**Given task**
Copy from the first line below down to and including the line with "ax.patch.set_alpha(0)". Skip the pictures.
Information provided start
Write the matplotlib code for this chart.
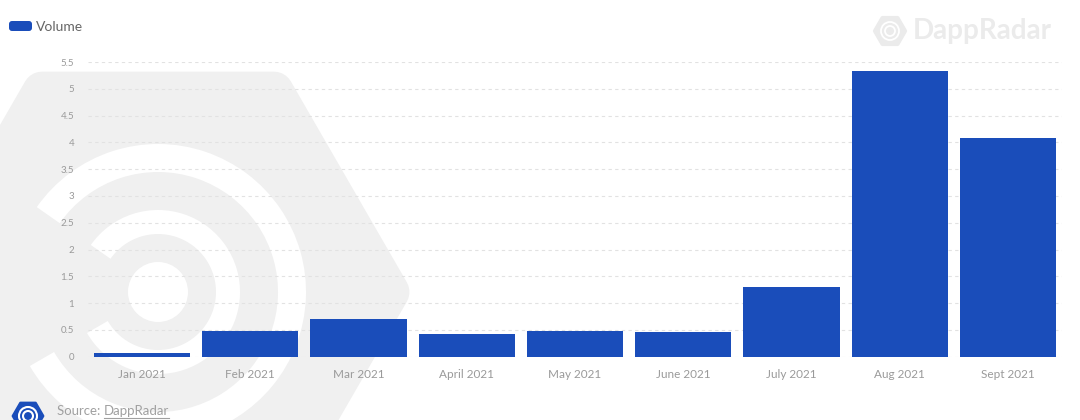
import matplotlib
matplotlib.use("Agg")
import matplotlib.pyplot as plt
import matplotlib.patches as mpatches
import matplotlib.transforms as mtransforms
import numpy as np

months = ["Jan 2021", "Feb 2021", "Mar 2021", "April 2021", "May 2021",
          "June 2021", "July 2021", "Aug 2021", "Sept 2021"]
volume = [0.075, 0.48, 0.70, 0.42, 0.48, 0.46, 1.31, 5.34, 4.08]
y_ticks = [0, 0.5, 1, 1.5, 2, 2.5, 3, 3.5, 4, 4.5, 5, 5.5]
y_tick_labels = ["0", "0.5", "1", "1.5", "2", "2.5", "3", "3.5", "4", "4.5", "5", "5.5"]
series_name = "Volume"

BAR = "#1a4dba"
W, H = 1080, 420
plt.rcParams['font.family'] = ['Lato', 'DejaVu Sans']

fig = plt.figure(figsize=(W / 100, H / 100), dpi=100, facecolor="white")
# pixel transform (origin top-left)
px = mtransforms.Affine2D().scale(1 / W, -1 / H).translate(0, 1) + fig.transFigure

# --- background watermark (hexagon with rings) ---
wm = "#f0f0f0"
cx, cy, R = 158, 292, 232
ang = np.deg2rad(np.arange(0, 360, 60))
hexpts = np.column_stack([cx + R * np.cos(ang), cy + R * np.sin(ang)])
fig.add_artist(mpatches.Polygon(hexpts, closed=True, facecolor=wm, edgecolor=wm,
                                linewidth=28, joinstyle="round", transform=px, zorder=-5))
for r_out, r_in in [(148, 120), (82, 58)]:
    fig.add_artist(mpatches.Wedge((cx, cy), r_out, 215, 150, width=r_out - r_in,
                                  facecolor="white", edgecolor="none", transform=px, zorder=-4))
fig.add_artist(mpatches.Circle((cx, cy), 30, facecolor="white", edgecolor="none",
                               transform=px, zorder=-4))

# --- axes ---
left, right = 88 / W, 1062 / W
bottom = 1 - 356.7 / H
top = 1 - 62 / H
ax = fig.add_axes([left, bottom, right - left, top - bottom])
ax.patch.set_alpha(0)

x = np.arange(len(months))
ax.bar(x, volume, width=0.89, color=BAR, zorder=3, label=series_name)
ax.set_xlim(-0.5, len(months) - 0.5)
ax.set_ylim(0, 5.5)
ax.set_yticks(y_ticks)
ax.set_yticklabels(y_tick_labels)
ax.set_xticks(x)
ax.set_xticklabels(months)
ax.tick_params(axis="y", length=0, pad=10, labelsize=7, labelcolor="#9a9a9a")
ax.tick_params(axis="x", length=0, pad=9, labelsize=8.5, labelcolor="#9a9a9a")
for s in ax.spines.values():
    s.set_visible(False)
ax.grid(axis="y", linestyle=(0, (3, 3)), color="#e2e2e2", linewidth=0.8, zorder=0)
ax.set_axisbelow(True)

# --- legend ---
fig.add_artist(mpatches.FancyBboxPatch((9, 21), 23, 10, boxstyle="round,pad=0,rounding_size=3",
                                       facecolor=BAR, edgecolor="none", transform=px))
fig.text(36 / W, 1 - 27 / H, series_name, fontsize=10, color="#666666", va="center", ha="left")

# --- DappRadar watermark top right ---
fig.text(1052 / W, 1 - 31 / H, "DappRadar", fontsize=20, color="#ebebeb", va="center",
         ha="right", fontweight="bold")
hx, hy, hr = 890, 31, 15
hp = np.column_stack([hx + hr * np.cos(ang), hy + hr * np.sin(ang)])
fig.add_artist(mpatches.Polygon(hp, closed=True, facecolor="#ebebeb", edgecolor="#ebebeb",
                                linewidth=3, joinstyle="round", transform=px))
for r in (9, 5):
    fig.add_artist(mpatches.Circle((hx, hy), r, facecolor="none", edgecolor="white",
                                   linewidth=1.3, transform=px))

# --- source ---
sx, sy, sr = 28, 416, 15
sp = np.column_stack([sx + sr * np.cos(ang), sy + sr * np.sin(ang)])
fig.add_artist(mpatches.Polygon(sp, closed=True, facecolor=BAR, edgecolor=BAR,
                                linewidth=2, joinstyle="round", transform=px))
for r in (9, 5):
    fig.add_artist(mpatches.Circle((sx, sy), r, facecolor="none", edgecolor="white",
                                   linewidth=1.5, transform=px))
src = fig.text(57 / W, 1 - 411 / H, "Source: ", fontsize=9.5, color="#a0a0a0",
               va="center", ha="left")
fig.canvas.draw()
bb = src.get_window_extent()
x0 = bb.x1 / W
link = fig.text(x0, 1 - 411 / H, "DappRadar", fontsize=9.5, color="#a0a0a0",
                va="center", ha="left")
fig.canvas.draw()
lb = link.get_window_extent()
fig.add_artist(plt.Line2D([lb.x0 / W, lb.x1 / W], [1 - 418 / H, 1 - 418 / H], color="#a0a0a0",
                          linewidth=0.8, transform=fig.transFigure))

fig.savefig("out.png", dpi=100, facecolor="white")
Information provided end
**Task answer**
Write the matplotlib code for this chart.
import matplotlib
matplotlib.use("Agg")
import matplotlib.pyplot as plt
import matplotlib.patches as mpatches
import matplotlib.transforms as mtransforms
import numpy as np

months = ["Jan 2021", "Feb 2021", "Mar 2021", "April 2021", "May 2021",
          "June 2021", "July 2021", "Aug 2021", "Sept 2021"]
volume = [0.075, 0.48, 0.70, 0.42, 0.48, 0.46, 1.31, 5.34, 4.08]
y_ticks = [0, 0.5, 1, 1.5, 2, 2.5, 3, 3.5, 4, 4.5, 5, 5.5]
y_tick_labels = ["0", "0.5", "1", "1.5", "2", "2.5", "3", "3.5", "4", "4.5", "5", "5.5"]
series_name = "Volume"

BAR = "#1a4dba"
W, H = 1080, 420
plt.rcParams['font.family'] = ['Lato', 'DejaVu Sans']

fig = plt.figure(figsize=(W / 100, H / 100), dpi=100, facecolor="white")
# pixel transform (origin top-left)
px = mtransforms.Affine2D().scale(1 / W, -1 / H).translate(0, 1) + fig.transFigure

# --- background watermark (hexagon with rings) ---
wm = "#f0f0f0"
cx, cy, R = 158, 292, 232
ang = np.deg2rad(np.arange(0, 360, 60))
hexpts = np.column_stack([cx + R * np.cos(ang), cy + R * np.sin(ang)])
fig.add_artist(mpatches.Polygon(hexpts, closed=True, facecolor=wm, edgecolor=wm,
                                linewidth=28, joinstyle="round", transform=px, zorder=-5))
for r_out, r_in in [(148, 120), (82, 58)]:
    fig.add_artist(mpatches.Wedge((cx, cy), r_out, 215, 150, width=r_out - r_in,
                                  facecolor="white", edgecolor="none", transform=px, zorder=-4))
fig.add_artist(mpatches.Circle((cx, cy), 30, facecolor="white", edgecolor="none",
                               transform=px, zorder=-4))

# --- axes ---
left, right = 88 / W, 1062 / W
bottom = 1 - 356.7 / H
top = 1 - 62 / H
ax = fig.add_axes([left, bottom, right - left, top - bottom])
ax.patch.set_alpha(0)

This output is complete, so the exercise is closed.